Le plaisir est toujours de la partie lorsque Denis Matsuev offre un concerto. Quant au redoutable Troisième de Sergueï Prokofiev (1921), l'opulence toute naturelle du jeu du pianiste russe en révèle tout le relief grâce à une palette de nuances d'une rare complexité. Au théâtre, l'on dit volontiers qu'on n'a pas de talent tout seul, que le génie vient du partenaire, de l'échange ; si la tendresse des clarinettes introductives du premier Allegro de l'opus 26 demeure un peu raide, l'arrivée du piano impose immédiatement un haut niveau de lecture, en correspondance avec l'extrême inventivité de Matsuev, stimulant l'écoute comme aucun sans s'avérer fantasque pour autant.
Voilà un soliste qui fait redécouvrir chacune des pages qu'il sert. Sous ses doigts semble se créer là l'Andantino central, comme n'ayant jamais existé, pour ainsi dire, sorte de géniale improvisation. On admire la souplesse de l'expressivité qui jamais ne cède au spectaculaire, toutefois, pénétrant plus profondément l'introspection de ce mouvement jusqu'au surprenant final quasi constructiviste que Slatkin ne parvient pas à rendre pleinement, exaltant le tutti en omettant d'en soigner les timbres. Bien au delà de la virtuosité telle qu'habituellement conçue, Denis Matsuev marie la clarté du dessin à l'énigme du discours, non sans lyrisme, dans l'Allegro conclusif. Acclamé, il remercie le public avec trois bis, le dernier consistant en une « polissonnerie » sur Il barbiere di Siviglia sacrifiant, à l'inverse, au spectacle – sympathique, somme toute.

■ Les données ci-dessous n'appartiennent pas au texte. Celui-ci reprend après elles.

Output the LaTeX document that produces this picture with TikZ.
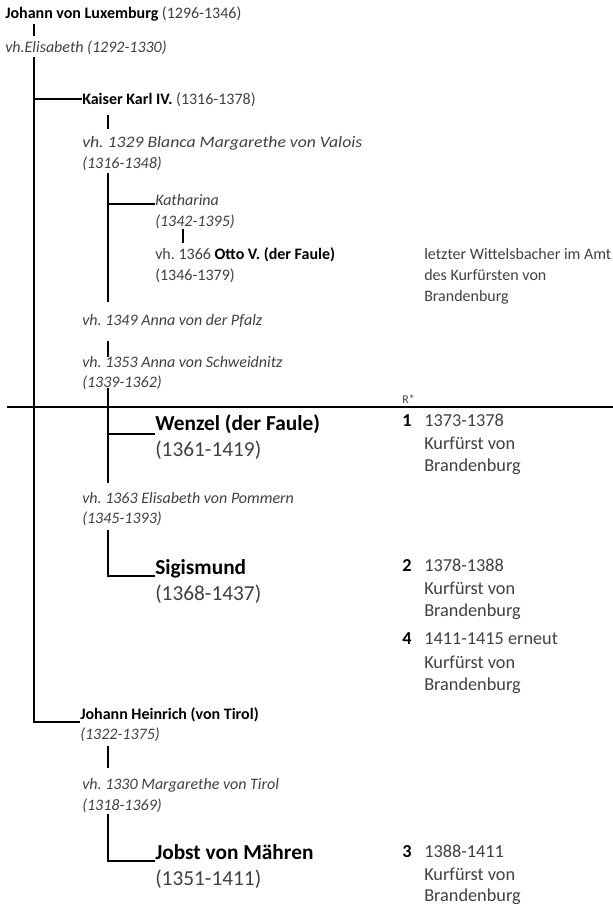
\documentclass[tikz,border=0pt]{standalone}
\usepackage{fontspec}
\setmainfont{Carlito}
\usepackage{xcolor}
\usepackage{graphicx}
\usetikzlibrary{calc}
\definecolor{ink}{RGB}{64,64,64}
\newcommand{\fsmall}{\fontsize{12}{14}\selectfont}
\newcommand{\fmid}{\fontsize{13.7}{16}\selectfont}
\newcommand{\fbig}{\fontsize{16}{19}\selectfont}
\newcommand{\ftiny}{\fontsize{9}{10}\selectfont}
\newcommand{\nm}[1]{\textcolor{black}{\bfseries #1}}
\frenchspacing

\begin{document}
\begin{tikzpicture}[x=0.75pt, y=-0.75pt,
        lin/.style={line width=1.6pt},
        txt/.style={anchor=base west, inner sep=0pt, text=ink, font=\fsmall},
        itx/.style={txt, font=\fsmall\itshape},
        big/.style={txt, font=\fbig},
        rcol/.style={txt, font=\fmid}]
        \useasboundingbox (0,0) rectangle (613,904);

        % Johann von Luxemburg
        \node [txt] (johann) at (5,18) {\nm{Johann von Luxemburg} (1296-1346)};
        \node [itx] (elis) at (5,52) {vh.Elisabeth (1292-1330)};
        \coordinate (t0a) at (34,24);
        \coordinate (t0b) at (34,36);
        \coordinate (s0) at (34,57);
        \coordinate (s1) at (34,99);
        \coordinate (s2) at (34,722);
        \draw [lin] (t0a) -- (t0b);

        % Karl IV.
        \node [txt] (karl) at (82,104) {\nm{Kaiser Karl IV.} (1316-1378)};
        \node [itx] (blanca) at (82,147) {\resizebox{210pt}{\height}{vh. 1329 Blanca Margarethe von Valois}};
        \node [itx] (blanca2) at (82,168) {(1316-1348)};
        \node [itx] (kath) at (155,205) {Katharina};
        \node [itx] (kath2) at (155,226) {(1342-1395)};
        \node [txt] (otto) at (155,259) {vh. 1366 \nm{Otto V. (der Faule)}};
        \node [txt] (otto2) at (155,280) {(1346-1379)};
        \node [txt] (note1) at (424,259) {letzter Wittelsbacher im Amt};
        \node [txt] (note2) at (424,280) {des Kurfürsten von};
        \node [txt] (note3) at (424,301) {Brandenburg};
        \node [itx] (pfalz) at (82,325) {vh. 1349 Anna von der Pfalz};
        \node [itx] (schw) at (82,367) {vh. 1353 Anna von Schweidnitz};
        \node [itx] (schw2) at (82,387) {(1339-1362)};

        \coordinate (k0a) at (108,115);
        \coordinate (k0b) at (108,129);
        \coordinate (k1) at (108,173);
        \coordinate (k2) at (108,302);
        \coordinate (k3) at (108,204);
        \coordinate (c0a) at (183,229);
        \coordinate (c0b) at (183,243);
        \coordinate (p0a) at (108,341);
        \coordinate (p0b) at (108,357);

        % Kurfuersten
        \node [txt, font=\ftiny] (rstar) at (402,403) {R*};
        \coordinate (h0) at (7,407);
        \coordinate (h1) at (613,407);

        \node [big] (wenzel) at (155,430) {\nm{Wenzel (der Faule)}};
        \node [big] (wenzel2) at (155,456) {(1361-1419)};
        \node [rcol] (n1) at (402,426) {\nm{1}};
        \node [rcol] (r1a) at (424,426) {1373-1378};
        \node [rcol] (r1b) at (424,449) {Kurfürst von};
        \node [rcol] (r1c) at (424,471) {Brandenburg};

        \node [itx] (pomm) at (82,503) {vh. 1363 Elisabeth von Pommern};
        \node [itx] (pomm2) at (82,523) {(1345-1393)};
        \node [big] (sigi) at (155,574) {\nm{Sigismund}};
        \node [big] (sigi2) at (155,600) {(1368-1437)};
        \node [rcol] (n2) at (402,571) {\nm{2}};
        \node [rcol] (r2a) at (424,571) {1378-1388};
        \node [rcol] (r2b) at (424,594) {Kurfürst von};
        \node [rcol] (r2c) at (424,616) {Brandenburg};
        \node [rcol] (n4) at (402,644) {\nm{4}};
        \node [rcol] (r4a) at (424,644) {1411-1415 erneut};
        \node [rcol] (r4b) at (424,668) {Kurfürst von};
        \node [rcol] (r4c) at (424,690) {Brandenburg};

        \coordinate (w0) at (108,388);
        \coordinate (w1) at (108,483);
        \coordinate (w2) at (108,434);
        \coordinate (g0) at (108,530);
        \coordinate (g1) at (108,576);

        % Johann Heinrich
        \node [txt] (heinr) at (80,719) {\nm{Johann Heinrich (von Tirol)}};
        \node [itx] (heinr2) at (80,739) {(1322-1375)};
        \node [itx] (marg) at (82,789) {vh. 1330 Margarethe von Tirol};
        \node [itx] (marg2) at (82,810) {(1318-1369)};
        \node [big] (jobst) at (155,859) {\nm{Jobst von Mähren}};
        \node [big] (jobst2) at (155,885) {(1351-1411)};
        \node [rcol] (n3) at (402,857) {\nm{3}};
        \node [rcol] (r3a) at (424,857) {1388-1411};
        \node [rcol] (r3b) at (424,880) {Kurfürst von};
        \node [rcol] (r3c) at (424,901) {Brandenburg};

        \coordinate (m0a) at (108,746);
        \coordinate (m0b) at (108,768);
        \coordinate (j0) at (108,814);
        \coordinate (j1) at (108,861);

        \draw [lin] (s0) -- (s2) -- (s2 -| heinr.west);
        \draw [lin] (s1) -- (s1 -| karl.west);
        \draw [lin] (k0a) -- (k0b);
        \draw [lin] (k1) -- (k2);
        \draw [lin] (k3) -- (k3 -| kath.west);
        \draw [lin] (c0a) -- (c0b);
        \draw [lin] (p0a) -- (p0b);
        \draw [lin] (h0) -- (h1);
        \draw [lin] (w0) -- (w1);
        \draw [lin] (w2) -- (w2 -| wenzel.west);
        \draw [lin] (g0) -- (g1) -- (g1 -| sigi.west);
        \draw [lin] (m0a) -- (m0b);
        \draw [lin] (j0) -- (j1) -- (j1 -| jobst.west);
\end{tikzpicture}
\end{document}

Une trentaine d'années avant l'opéra éponyme de Sergueï Rachmaninov [lire notre chronique du 21 mai 2010], Piotr Tchaïkovski s'immergeait dans le quatrième chant de l'Enfer de Dante et livrait bientôt une Fantaisie Op.32, Francesca da Rimini, que créera Nikolaï Rubinstein à Moscou en févier 1877. De cette succession dramatique de quatre mouvements, Leonard Slatkin dirige une version ultra romantique et largement contrastée, comme sous le choc du concerto précédent. Assurément, les instrumentistes de l'Orchestre Philharmonique de Radio France, plus familiarisés avec cette partition régulièrement donnée, sont plus à même d'y exprimer leur talent.